On Friday, September 11, 2015 03:34:26 PM John C Klensin wrote:
...
        * And, while it is separate from the above, describe
        the experiment to be performed, how it will be
        evaluated, and any issues that might arise in
        performing the experiment in a "live" Internet
        environment (including any measures needed to back
        away from it if it is not successful).
...

To pull out this one point...

I tried to discuss this in the WG, but didn't get very far
[1].  I agree the  experiment in the experimental draft is
underspecified.

Scott K

[1]
https://mailarchive.ietf.org/arch/msg/dane/4gMgt2MiYLWYTmP-mOg
cxuOqqxg

While I continue to believe that there are substantive issues
with this proposal and that the document would need work even if
those substantive issues were dismissed or overcome, it seems to
me that there may also be a procedural one in that there have
been several claims about attempts to raise issues in the WG
that, to quote the above, "didn't get very far".   I just looked
at the shepherd's report
(https://datatracker.ietf.org/doc/draft-ietf-dane-openpgpkey/shepherdwriteup/).
It, interestingly, still indicates that the WG wants Proposed
Standard, and that "The working group consensus is strong about
advancing this document.".   It does not mention what one can
infer from the IETF was lively, and still unresolved, discussion
about a number of issues, including requested status.
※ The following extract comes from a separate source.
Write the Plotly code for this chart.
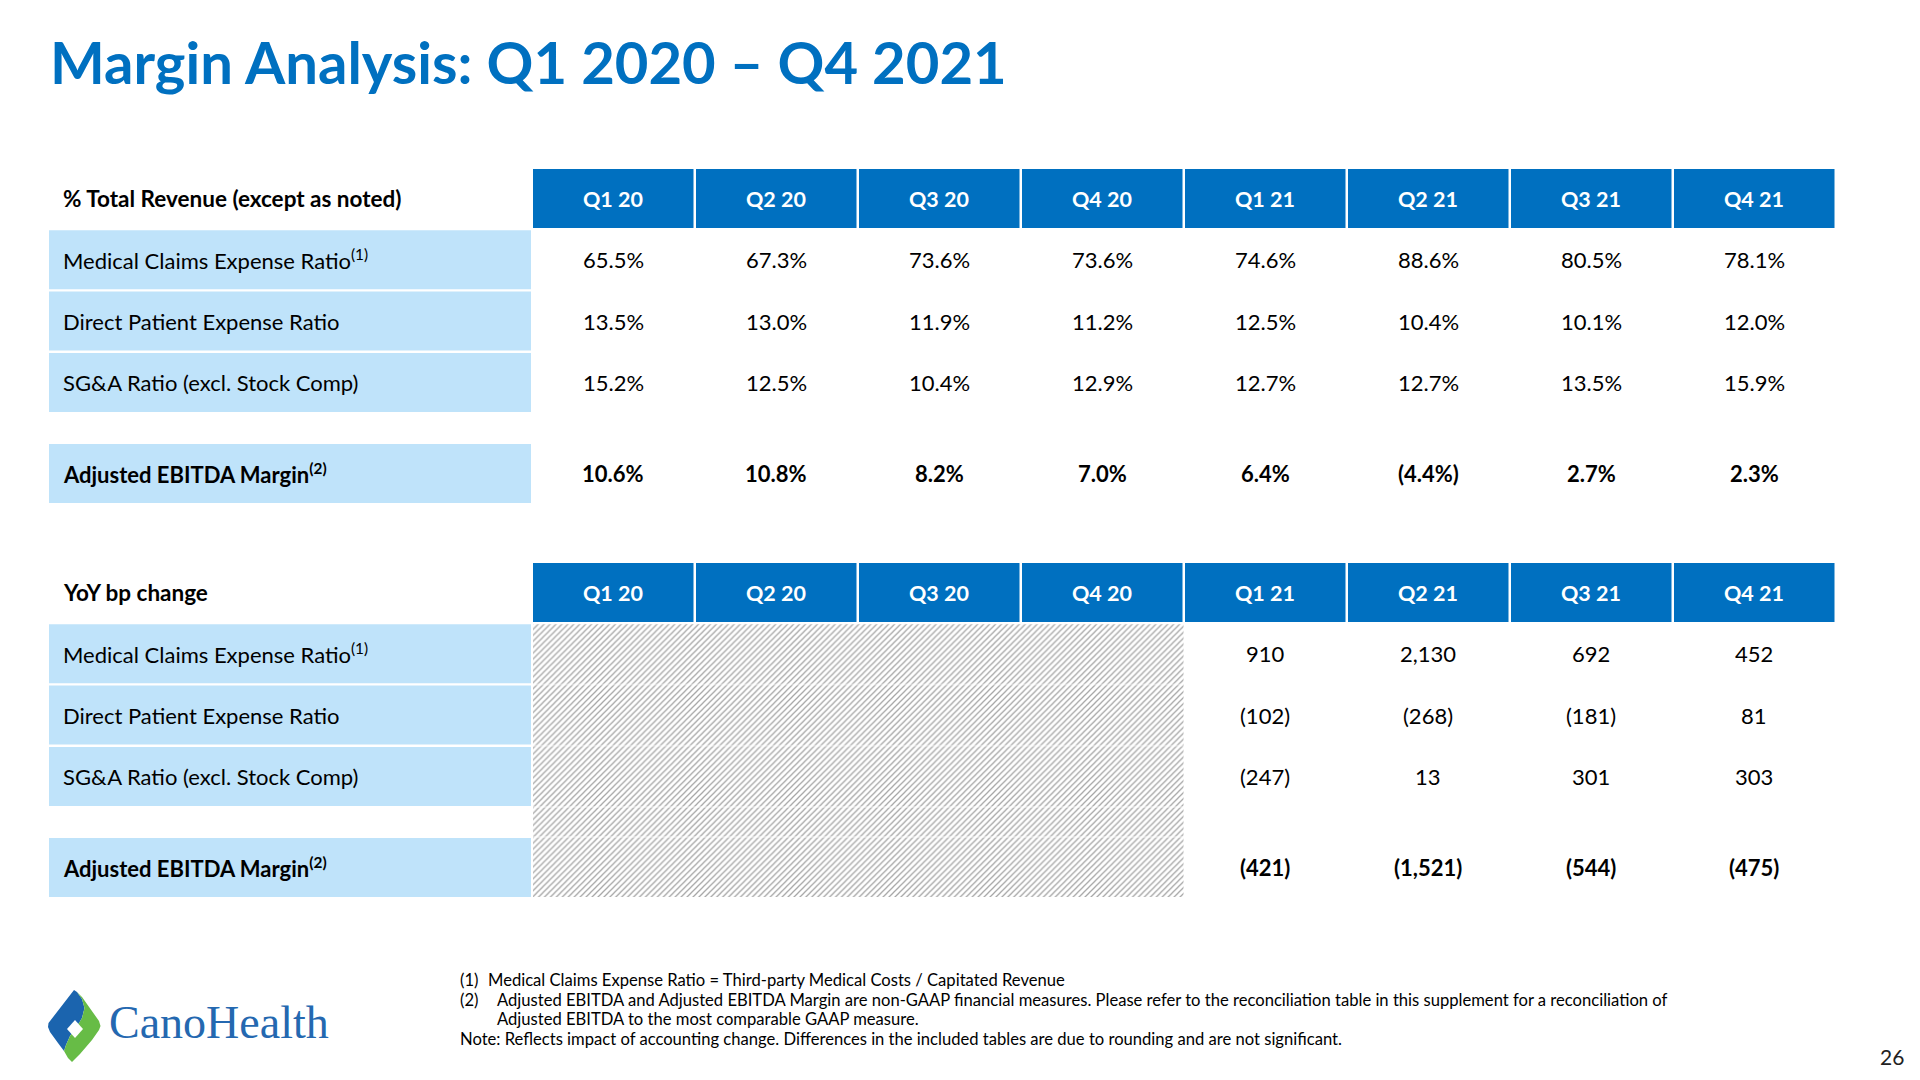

It also indicates that this particular hashing mechanism was
adopted because the email community was asked for reviews and
that more review from them would be welcome.   I don't know what
was tried; I do know that some of the comments to the effect of
"tried and didn't get very far" came from people who are
considered members of the "email community" and that there were
no requests for specific comments addressed to, e.g., the
standing SMTP mailing list.

The shepherd's report also asks for 'More review from email
community will not hurt, but unless they have an sudden insight
as how to "cannonize" email address this is the best we can do'.
As has been noted in several comments during Last Call,
canonicalization of email addresses (much less efforts to
'cannonize' them) is prohibited by RFC 5321 (and 821 and 2821),
so this is not going to be a matter of insight, at least until
or unless the IETF produces a standards-track protocol that
updates and replaces those SMTP provisions with specific
required local-part formats and rules.  The comments in the
shepherd's report imply that the WG was not aware of those
restrictions.  Independent of the substance of the matter, that
is a serious procedural problem.  If people tried to raise it in
the WG and were ignored or dismissed (even in the shepherd's
report) that is even more serious.

I believe that, even if there were no other problems, those
procedural issues should cause the IESG to return the document
to the WG, request the document more consistently reflect its
proposed status, and get a shepherd's report that more
comprehensively reflects issues that have been raised (either in
the WG or in LC) and how they were resolved, rather than
claiming "strong consensus" about issues that apparently remain
controversial or expecting the community to come up with a
canonicalization approach without commenting on the relationship
of such an approach to SMTP requirements.